December 17, 2007
Countrywide's Greed Has Led To A Loss of $19 Billion In Market Value In 2007
Analysis: Countrywide is feeling the heat from Attorney Generals in IL and CA as well as other states who have invested heavily in Countrywide to fund their state pension funds. Some states are filing class action lawsuits against Countrywide and other states are conducting investigations to determine if they have suffered any undue harm as a result of Countrywide's alleged deceptive lending practices. Countrywide has been accused of misleading investors about its lending practices and by claiming it could weather the downturn in the housing market and Countrywide may have artificially boosted its income by understating loan loss reserves.
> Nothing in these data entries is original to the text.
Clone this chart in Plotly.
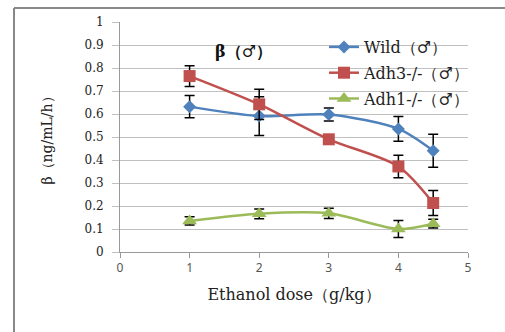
import plotly.graph_objects as go

dose = [1, 2, 3, 4, 4.5]
wild = [0.632, 0.591, 0.598, 0.535, 0.44]
wild_err = [0.048, 0.084, 0.028, 0.054, 0.072]
adh3 = [0.765, 0.642, 0.49, 0.372, 0.213]
adh3_err = [0.045, 0.066, 0.008, 0.049, 0.054]
adh1 = [0.135, 0.166, 0.168, 0.100, 0.123]
adh1_err = [0.018, 0.021, 0.022, 0.037, 0.019]

names = ["Wild（♂）", "Adh3-/-（♂）", "Adh1-/-（♂）"]
colors = ["#4F81BD", "#C0504D", "#9BBB59"]
symbols = ["diamond", "square", "triangle-up"]
sizes = [10, 12, 13]
series = [wild, adh3, adh1]
errors = [wild_err, adh3_err, adh1_err]

W, H = 505, 332
L, R, T, B = 120, 37, 22, 80
pw, ph = W - L - R, H - T - B

def px(x):
    return (x - L) / pw

def py(y):
    return 1 - (y - T) / ph

fig = go.Figure()
for i in range(3):
    fig.add_trace(go.Scatter(
        x=dose, y=series[i], name=names[i], mode="lines+markers",
        line=dict(color=colors[i], width=2.5, shape="spline", smoothing=0.8),
        marker=dict(symbol=symbols[i], size=sizes[i], color=colors[i]),
        error_y=dict(type="data", array=errors[i], color="black", thickness=1.5, width=5),
        legendgroup=str(i),
    ))

axis_font = dict(family="DejaVu Serif", size=12, color="#222")
fig.update_layout(
    width=W, height=H,
    margin=dict(l=L, r=R, t=T, b=B),
    paper_bgcolor="white", plot_bgcolor="white",
    showlegend=True,
    legend=dict(x=px(324), y=py(30), xanchor="left", yanchor="top",
                bgcolor="rgba(0,0,0,0)", font=dict(family="DejaVu Serif", size=16, color="#222"),
                traceorder="grouped", tracegroupgap=2, itemwidth=30),
    xaxis=dict(range=[0, 5], tickvals=[0, 1, 2, 3, 4, 5], showgrid=False, zeroline=False,
               showline=True, linecolor="#999", linewidth=1, ticks="outside", ticklen=5,
               tickcolor="#999", tickfont=dict(family="Noto Sans", size=12, color="#555"),
               title=dict(text="Ethanol dose（g/kg）", font=dict(family="DejaVu Serif", size=16, color="#222"),
                          standoff=13)),
    yaxis=dict(range=[0, 1], tickvals=[i / 10 for i in range(11)],
               ticktext=["0", "0.1", "0.2", "0.3", "0.4", "0.5", "0.6", "0.7", "0.8", "0.9", "1"],
               showgrid=True, gridcolor="#c0c0c0", gridwidth=1, zeroline=False,
               showline=True, linecolor="#999", linewidth=1, ticks="outside", ticklen=7,
               tickcolor="#c0c0c0", tickfont=axis_font, ticklabelstandoff=6,
               title=dict(text="β（ng/mL/h）", font=dict(family="DejaVu Serif", size=14, color="#222"),
                          standoff=28)),
    annotations=[dict(text="<b>β（♂）</b>", x=px(243), y=py(40), xref="paper", yref="paper",
                      showarrow=False, font=dict(family="DejaVu Serif", size=16, color="#111"))],
    shapes=[
        dict(type="line", xref="paper", yref="paper", x0=px(14), x1=px(14), y0=py(8), y1=py(340),
             line=dict(color="#888", width=2)),
        dict(type="line", xref="paper", yref="paper", x0=px(14), x1=px(510), y0=py(8), y1=py(8),
             line=dict(color="#888", width=2)),
    ],
)
fig.write_html("out.html")
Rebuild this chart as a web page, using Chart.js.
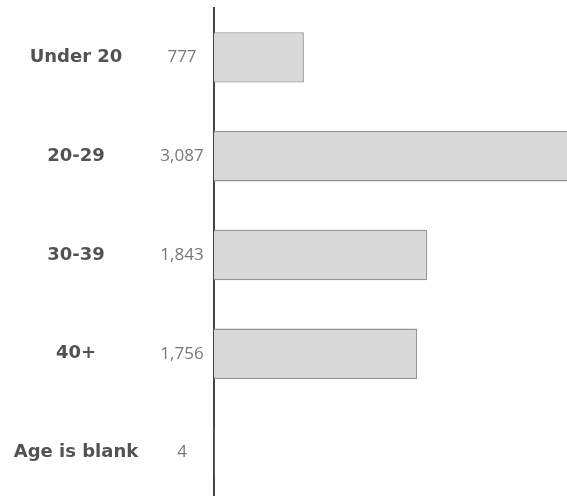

1. Countrywide is facing mounting defaults and foreclosures as well as allegations that its brokers were deceptive in qualifying subprime borrowers for mortgage loans and put them into homes they could not afford
2. If Countrywide's CEO doesn't have confidence in his organization it may be indicative of why the markets may have also loss confidence in Countrywide and shown the lack of confidence in the dramatic decline in its share price
Takeaway: Despite the U.S. Treasury Department and the mortgage industry being optimistic about implementing a plan to keep higher risk subprime borrowers in their homes to prevent more foreclosures by freezing interest rates for some borrowers and readjusting rates to a more favorable rate for others, Countrywide's shares has fallen by 75% this year and led to a wipe out of over $19 billion in market value.